"""

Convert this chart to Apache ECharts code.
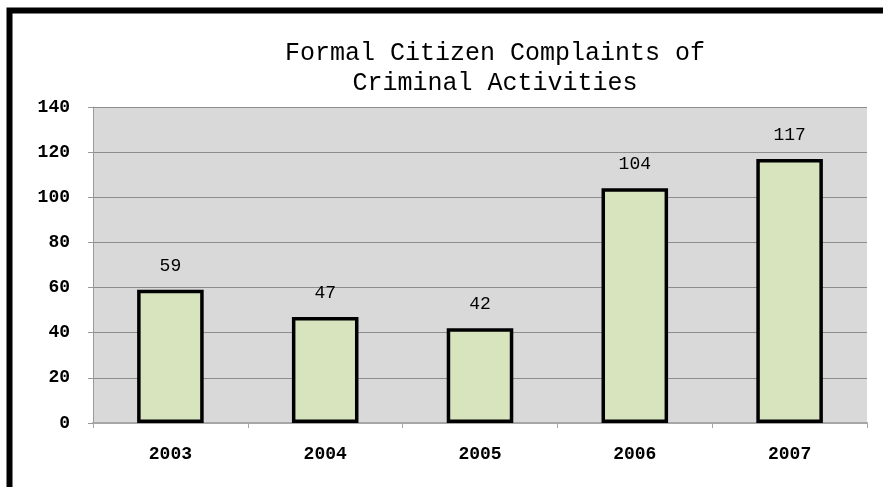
<!DOCTYPE html>
<html>
<head>
<meta charset="utf-8">
<script src="https://cdn.jsdelivr.net/npm/echarts@6/dist/echarts.min.js"></script>
<style>
  html, body { margin: 0; padding: 0; background: #ffffff; }
  #chart { width: 883px; height: 487px; }
</style>
</head>
<body>
<div id="chart"></div>
<script>
// Yearly counts of formal citizen complaints
const years = ['2003', '2004', '2005', '2006', '2007'];
const complaints = [59, 47, 42, 104, 117];
const yTicks = { min: 0, max: 140, interval: 20 };

const chart = echarts.init(document.getElementById('chart'), null, { renderer: 'canvas' });
const mono = '"Liberation Mono", "Courier New", monospace';

chart.setOption({
  backgroundColor: '#ffffff',
  animation: false,
  title: {
    text: 'Formal Citizen Complaints of\nCriminal Activities',
    left: 490,
    top: 33,
    textAlign: 'center',
    textStyle: {
      fontFamily: mono,
      fontSize: 25,
      fontWeight: 'normal',
      lineHeight: 30,
      color: '#000000'
    }
  },
  graphic: [
    {
      type: 'rect',
      silent: true,
      z: 100,
      shape: { x: 9.5, y: 10.5, width: 900, height: 520 },
      style: { fill: 'none', stroke: '#000000', lineWidth: 6 }
    }
  ],
  grid: {
    left: 93,
    top: 107,
    right: 16,
    bottom: 64,
    show: true,
    backgroundColor: '#d9d9d9',
    borderWidth: 0
  },
  xAxis: {
    type: 'category',
    data: years,
    axisLine: { show: true, lineStyle: { color: '#a6a6a6', width: 2 } },
    axisTick: { show: true, length: 5, alignWithLabel: false, lineStyle: { color: '#a6a6a6', width: 1 } },
    axisLabel: {
      margin: 22,
      fontFamily: mono,
      fontSize: 18,
      fontWeight: 'bold',
      color: '#000000'
    }
  },
  yAxis: {
    type: 'value',
    min: yTicks.min,
    max: yTicks.max,
    interval: yTicks.interval,
    axisLine: { show: true, lineStyle: { color: '#999999', width: 1 } },
    axisTick: { show: true, length: 5, lineStyle: { color: '#999999' } },
    splitLine: { show: true, lineStyle: { color: '#8c8c8c', width: 1 } },
    axisLabel: {
      margin: 23,
      fontFamily: mono,
      fontSize: 18,
      fontWeight: 'bold',
      color: '#000000'
    }
  },
  series: [
    {
      type: 'bar',
      data: complaints,
      barWidth: '43%',
      itemStyle: {
        color: '#d7e4bd',
        borderColor: '#000000',
        borderWidth: 3.5
      },
      label: {
        show: true,
        position: 'top',
        distance: 15,
        fontFamily: mono,
        fontSize: 18,
        color: '#000000'
      }
    }
  ]
});
</script>
</body>
</html>
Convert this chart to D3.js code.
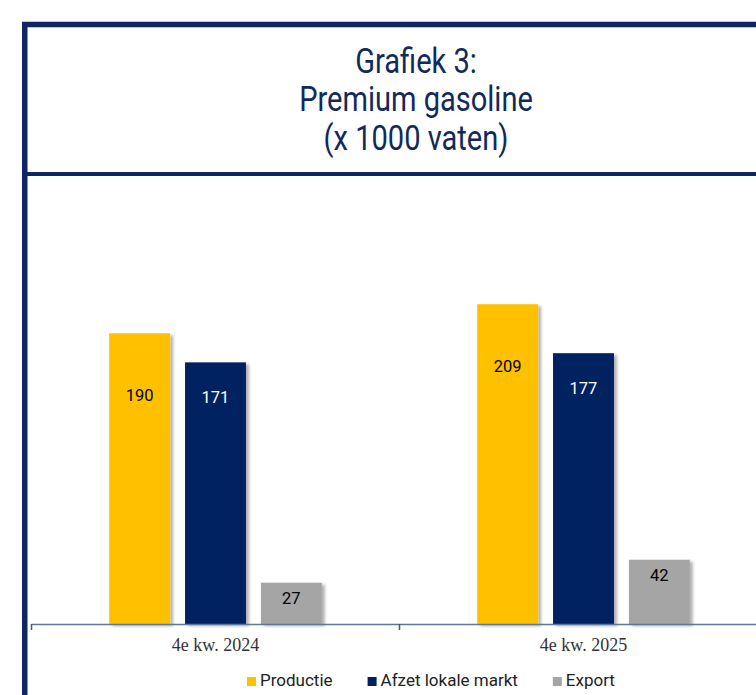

"""

Objective:
Return each line with "code".

The result:
Convert this chart to Apache ECharts code.
Convert this chart to D3.js code.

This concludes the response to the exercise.